GIVEN EXERCISE
Word for word, print each line of the listing below; pictures stay out.

DATA EXTRACT

---

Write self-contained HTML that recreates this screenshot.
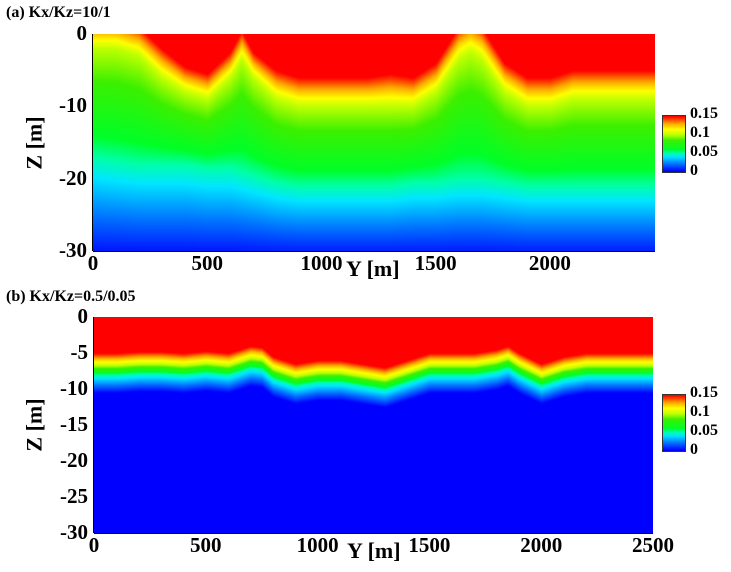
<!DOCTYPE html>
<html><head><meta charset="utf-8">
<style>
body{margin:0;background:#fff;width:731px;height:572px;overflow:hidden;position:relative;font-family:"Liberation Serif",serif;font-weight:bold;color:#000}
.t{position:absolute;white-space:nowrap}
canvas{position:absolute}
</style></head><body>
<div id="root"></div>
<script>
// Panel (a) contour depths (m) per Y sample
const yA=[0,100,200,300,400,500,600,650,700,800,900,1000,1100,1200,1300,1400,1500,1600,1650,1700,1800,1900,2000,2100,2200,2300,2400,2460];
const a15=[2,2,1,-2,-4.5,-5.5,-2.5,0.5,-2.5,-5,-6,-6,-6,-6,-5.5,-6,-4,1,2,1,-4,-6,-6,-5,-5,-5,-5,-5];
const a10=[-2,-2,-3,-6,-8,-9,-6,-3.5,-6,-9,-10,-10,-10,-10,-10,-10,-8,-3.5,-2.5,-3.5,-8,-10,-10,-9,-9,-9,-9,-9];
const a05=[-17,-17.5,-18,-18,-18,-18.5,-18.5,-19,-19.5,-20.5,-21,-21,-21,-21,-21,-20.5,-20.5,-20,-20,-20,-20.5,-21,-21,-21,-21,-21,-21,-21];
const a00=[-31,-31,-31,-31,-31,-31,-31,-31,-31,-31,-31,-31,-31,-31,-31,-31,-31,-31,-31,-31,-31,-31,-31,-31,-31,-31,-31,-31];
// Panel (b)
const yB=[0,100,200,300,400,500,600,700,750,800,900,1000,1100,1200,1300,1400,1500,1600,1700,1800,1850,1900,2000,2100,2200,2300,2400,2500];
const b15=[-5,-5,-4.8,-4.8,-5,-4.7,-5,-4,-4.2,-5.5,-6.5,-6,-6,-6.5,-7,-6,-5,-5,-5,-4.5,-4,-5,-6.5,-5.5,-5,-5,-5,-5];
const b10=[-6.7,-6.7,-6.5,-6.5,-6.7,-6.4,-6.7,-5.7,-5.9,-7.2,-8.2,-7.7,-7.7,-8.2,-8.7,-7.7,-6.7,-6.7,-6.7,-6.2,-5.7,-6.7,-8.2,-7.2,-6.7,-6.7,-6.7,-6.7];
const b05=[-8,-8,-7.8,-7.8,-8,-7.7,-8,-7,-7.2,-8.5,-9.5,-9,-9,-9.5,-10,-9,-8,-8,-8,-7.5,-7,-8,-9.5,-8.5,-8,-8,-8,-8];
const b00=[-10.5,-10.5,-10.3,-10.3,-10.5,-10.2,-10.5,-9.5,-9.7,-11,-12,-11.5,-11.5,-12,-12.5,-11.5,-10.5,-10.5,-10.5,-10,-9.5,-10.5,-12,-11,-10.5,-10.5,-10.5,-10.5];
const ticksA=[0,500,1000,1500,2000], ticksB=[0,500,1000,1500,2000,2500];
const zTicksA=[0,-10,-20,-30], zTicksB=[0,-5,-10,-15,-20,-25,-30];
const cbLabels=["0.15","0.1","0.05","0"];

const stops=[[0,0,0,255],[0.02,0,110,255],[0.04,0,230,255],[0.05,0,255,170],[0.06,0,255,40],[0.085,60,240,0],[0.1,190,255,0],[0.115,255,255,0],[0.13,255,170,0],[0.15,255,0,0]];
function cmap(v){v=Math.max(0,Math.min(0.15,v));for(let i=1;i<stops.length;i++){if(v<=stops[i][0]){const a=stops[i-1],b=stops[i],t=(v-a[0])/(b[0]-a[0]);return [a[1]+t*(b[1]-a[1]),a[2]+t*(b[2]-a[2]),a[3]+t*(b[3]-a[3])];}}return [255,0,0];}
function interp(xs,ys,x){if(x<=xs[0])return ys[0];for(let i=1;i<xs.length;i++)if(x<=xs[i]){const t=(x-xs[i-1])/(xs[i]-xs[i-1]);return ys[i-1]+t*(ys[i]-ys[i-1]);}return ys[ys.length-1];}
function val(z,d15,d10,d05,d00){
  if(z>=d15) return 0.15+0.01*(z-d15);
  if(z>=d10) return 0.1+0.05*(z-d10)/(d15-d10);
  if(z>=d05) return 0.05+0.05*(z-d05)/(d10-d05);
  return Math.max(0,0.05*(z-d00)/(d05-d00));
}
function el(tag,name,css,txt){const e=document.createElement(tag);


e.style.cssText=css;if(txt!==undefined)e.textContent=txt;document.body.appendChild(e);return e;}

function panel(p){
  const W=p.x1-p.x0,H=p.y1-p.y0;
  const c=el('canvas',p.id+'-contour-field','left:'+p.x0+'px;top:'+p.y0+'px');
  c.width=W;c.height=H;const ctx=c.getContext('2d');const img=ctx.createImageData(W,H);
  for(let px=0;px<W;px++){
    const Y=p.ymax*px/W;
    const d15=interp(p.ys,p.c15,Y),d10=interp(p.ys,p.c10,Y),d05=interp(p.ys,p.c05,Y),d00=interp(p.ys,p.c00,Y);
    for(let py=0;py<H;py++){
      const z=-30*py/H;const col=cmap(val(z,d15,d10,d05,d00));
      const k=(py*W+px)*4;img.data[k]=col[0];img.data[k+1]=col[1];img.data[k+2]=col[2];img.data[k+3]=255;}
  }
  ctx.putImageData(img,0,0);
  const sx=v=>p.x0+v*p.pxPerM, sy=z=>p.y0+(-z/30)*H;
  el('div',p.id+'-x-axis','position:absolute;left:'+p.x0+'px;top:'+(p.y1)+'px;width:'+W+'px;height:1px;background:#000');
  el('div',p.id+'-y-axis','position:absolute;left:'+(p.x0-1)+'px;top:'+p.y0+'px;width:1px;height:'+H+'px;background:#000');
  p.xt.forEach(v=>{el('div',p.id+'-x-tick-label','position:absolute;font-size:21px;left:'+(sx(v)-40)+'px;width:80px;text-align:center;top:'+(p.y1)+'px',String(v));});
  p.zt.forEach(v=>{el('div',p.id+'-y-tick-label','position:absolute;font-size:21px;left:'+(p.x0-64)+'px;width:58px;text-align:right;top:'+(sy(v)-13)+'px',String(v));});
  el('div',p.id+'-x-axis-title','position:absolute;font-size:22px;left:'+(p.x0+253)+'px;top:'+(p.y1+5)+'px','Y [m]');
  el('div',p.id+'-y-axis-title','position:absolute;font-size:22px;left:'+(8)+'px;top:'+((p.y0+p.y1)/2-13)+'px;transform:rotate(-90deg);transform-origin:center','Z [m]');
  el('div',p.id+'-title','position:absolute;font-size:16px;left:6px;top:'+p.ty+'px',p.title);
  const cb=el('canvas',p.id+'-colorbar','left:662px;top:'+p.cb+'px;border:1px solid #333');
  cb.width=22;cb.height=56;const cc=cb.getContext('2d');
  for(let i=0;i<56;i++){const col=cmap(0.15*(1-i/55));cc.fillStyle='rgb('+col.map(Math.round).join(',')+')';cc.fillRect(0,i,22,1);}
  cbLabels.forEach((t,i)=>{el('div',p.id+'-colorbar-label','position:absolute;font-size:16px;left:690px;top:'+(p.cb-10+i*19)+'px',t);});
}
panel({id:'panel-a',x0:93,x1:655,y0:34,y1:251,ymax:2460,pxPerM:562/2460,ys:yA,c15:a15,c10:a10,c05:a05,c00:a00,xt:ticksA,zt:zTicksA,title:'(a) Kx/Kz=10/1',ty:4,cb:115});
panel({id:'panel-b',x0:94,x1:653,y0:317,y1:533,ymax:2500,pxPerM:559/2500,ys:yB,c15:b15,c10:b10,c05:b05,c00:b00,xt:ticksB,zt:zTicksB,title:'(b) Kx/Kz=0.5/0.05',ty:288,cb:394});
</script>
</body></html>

---

THE OUTPUT
Write self-contained HTML that recreates this screenshot.
<!DOCTYPE html>
<html><head><meta charset="utf-8">
<style>
body{margin:0;background:#fff;width:731px;height:572px;overflow:hidden;position:relative;font-family:"Liberation Serif",serif;font-weight:bold;color:#000}
.t{position:absolute;white-space:nowrap}
canvas{position:absolute}
</style></head><body>
<div id="root"></div>
<script>
// Panel (a) contour depths (m) per Y sample
const yA=[0,100,200,300,400,500,600,650,700,800,900,1000,1100,1200,1300,1400,1500,1600,1650,1700,1800,1900,2000,2100,2200,2300,2400,2460];
const a15=[2,2,1,-2,-4.5,-5.5,-2.5,0.5,-2.5,-5,-6,-6,-6,-6,-5.5,-6,-4,1,2,1,-4,-6,-6,-5,-5,-5,-5,-5];
const a10=[-2,-2,-3,-6,-8,-9,-6,-3.5,-6,-9,-10,-10,-10,-10,-10,-10,-8,-3.5,-2.5,-3.5,-8,-10,-10,-9,-9,-9,-9,-9];
const a05=[-17,-17.5,-18,-18,-18,-18.5,-18.5,-19,-19.5,-20.5,-21,-21,-21,-21,-21,-20.5,-20.5,-20,-20,-20,-20.5,-21,-21,-21,-21,-21,-21,-21];
const a00=[-31,-31,-31,-31,-31,-31,-31,-31,-31,-31,-31,-31,-31,-31,-31,-31,-31,-31,-31,-31,-31,-31,-31,-31,-31,-31,-31,-31];
// Panel (b)
const yB=[0,100,200,300,400,500,600,700,750,800,900,1000,1100,1200,1300,1400,1500,1600,1700,1800,1850,1900,2000,2100,2200,2300,2400,2500];
const b15=[-5,-5,-4.8,-4.8,-5,-4.7,-5,-4,-4.2,-5.5,-6.5,-6,-6,-6.5,-7,-6,-5,-5,-5,-4.5,-4,-5,-6.5,-5.5,-5,-5,-5,-5];
const b10=[-6.7,-6.7,-6.5,-6.5,-6.7,-6.4,-6.7,-5.7,-5.9,-7.2,-8.2,-7.7,-7.7,-8.2,-8.7,-7.7,-6.7,-6.7,-6.7,-6.2,-5.7,-6.7,-8.2,-7.2,-6.7,-6.7,-6.7,-6.7];
const b05=[-8,-8,-7.8,-7.8,-8,-7.7,-8,-7,-7.2,-8.5,-9.5,-9,-9,-9.5,-10,-9,-8,-8,-8,-7.5,-7,-8,-9.5,-8.5,-8,-8,-8,-8];
const b00=[-10.5,-10.5,-10.3,-10.3,-10.5,-10.2,-10.5,-9.5,-9.7,-11,-12,-11.5,-11.5,-12,-12.5,-11.5,-10.5,-10.5,-10.5,-10,-9.5,-10.5,-12,-11,-10.5,-10.5,-10.5,-10.5];
const ticksA=[0,500,1000,1500,2000], ticksB=[0,500,1000,1500,2000,2500];
const zTicksA=[0,-10,-20,-30], zTicksB=[0,-5,-10,-15,-20,-25,-30];
const cbLabels=["0.15","0.1","0.05","0"];

const stops=[[0,0,0,255],[0.02,0,110,255],[0.04,0,230,255],[0.05,0,255,170],[0.06,0,255,40],[0.085,60,240,0],[0.1,190,255,0],[0.115,255,255,0],[0.13,255,170,0],[0.15,255,0,0]];
function cmap(v){v=Math.max(0,Math.min(0.15,v));for(let i=1;i<stops.length;i++){if(v<=stops[i][0]){const a=stops[i-1],b=stops[i],t=(v-a[0])/(b[0]-a[0]);return [a[1]+t*(b[1]-a[1]),a[2]+t*(b[2]-a[2]),a[3]+t*(b[3]-a[3])];}}return [255,0,0];}
function interp(xs,ys,x){if(x<=xs[0])return ys[0];for(let i=1;i<xs.length;i++)if(x<=xs[i]){const t=(x-xs[i-1])/(xs[i]-xs[i-1]);return ys[i-1]+t*(ys[i]-ys[i-1]);}return ys[ys.length-1];}
function val(z,d15,d10,d05,d00){
  if(z>=d15) return 0.15+0.01*(z-d15);
  if(z>=d10) return 0.1+0.05*(z-d10)/(d15-d10);
  if(z>=d05) return 0.05+0.05*(z-d05)/(d10-d05);
  return Math.max(0,0.05*(z-d00)/(d05-d00));
}
function el(tag,name,css,txt){const e=document.createElement(tag);


e.style.cssText=css;if(txt!==undefined)e.textContent=txt;document.body.appendChild(e);return e;}

function panel(p){
  const W=p.x1-p.x0,H=p.y1-p.y0;
  const c=el('canvas',p.id+'-contour-field','left:'+p.x0+'px;top:'+p.y0+'px');
  c.width=W;c.height=H;const ctx=c.getContext('2d');const img=ctx.createImageData(W,H);
  for(let px=0;px<W;px++){
    const Y=p.ymax*px/W;
    const d15=interp(p.ys,p.c15,Y),d10=interp(p.ys,p.c10,Y),d05=interp(p.ys,p.c05,Y),d00=interp(p.ys,p.c00,Y);
    for(let py=0;py<H;py++){
      const z=-30*py/H;const col=cmap(val(z,d15,d10,d05,d00));
      const k=(py*W+px)*4;img.data[k]=col[0];img.data[k+1]=col[1];img.data[k+2]=col[2];img.data[k+3]=255;}
  }
  ctx.putImageData(img,0,0);
  const sx=v=>p.x0+v*p.pxPerM, sy=z=>p.y0+(-z/30)*H;
  el('div',p.id+'-x-axis','position:absolute;left:'+p.x0+'px;top:'+(p.y1)+'px;width:'+W+'px;height:1px;background:#000');
  el('div',p.id+'-y-axis','position:absolute;left:'+(p.x0-1)+'px;top:'+p.y0+'px;width:1px;height:'+H+'px;background:#000');
  p.xt.forEach(v=>{el('div',p.id+'-x-tick-label','position:absolute;font-size:21px;left:'+(sx(v)-40)+'px;width:80px;text-align:center;top:'+(p.y1)+'px',String(v));});
  p.zt.forEach(v=>{el('div',p.id+'-y-tick-label','position:absolute;font-size:21px;left:'+(p.x0-64)+'px;width:58px;text-align:right;top:'+(sy(v)-13)+'px',String(v));});
  el('div',p.id+'-x-axis-title','position:absolute;font-size:22px;left:'+(p.x0+253)+'px;top:'+(p.y1+5)+'px','Y [m]');
  el('div',p.id+'-y-axis-title','position:absolute;font-size:22px;left:'+(8)+'px;top:'+((p.y0+p.y1)/2-13)+'px;transform:rotate(-90deg);transform-origin:center','Z [m]');
  el('div',p.id+'-title','position:absolute;font-size:16px;left:6px;top:'+p.ty+'px',p.title);
  const cb=el('canvas',p.id+'-colorbar','left:662px;top:'+p.cb+'px;border:1px solid #333');
  cb.width=22;cb.height=56;const cc=cb.getContext('2d');
  for(let i=0;i<56;i++){const col=cmap(0.15*(1-i/55));cc.fillStyle='rgb('+col.map(Math.round).join(',')+')';cc.fillRect(0,i,22,1);}
  cbLabels.forEach((t,i)=>{el('div',p.id+'-colorbar-label','position:absolute;font-size:16px;left:690px;top:'+(p.cb-10+i*19)+'px',t);});
}
panel({id:'panel-a',x0:93,x1:655,y0:34,y1:251,ymax:2460,pxPerM:562/2460,ys:yA,c15:a15,c10:a10,c05:a05,c00:a00,xt:ticksA,zt:zTicksA,title:'(a) Kx/Kz=10/1',ty:4,cb:115});
panel({id:'panel-b',x0:94,x1:653,y0:317,y1:533,ymax:2500,pxPerM:559/2500,ys:yB,c15:b15,c10:b10,c05:b05,c00:b00,xt:ticksB,zt:zTicksB,title:'(b) Kx/Kz=0.5/0.05',ty:288,cb:394});
</script>
</body></html>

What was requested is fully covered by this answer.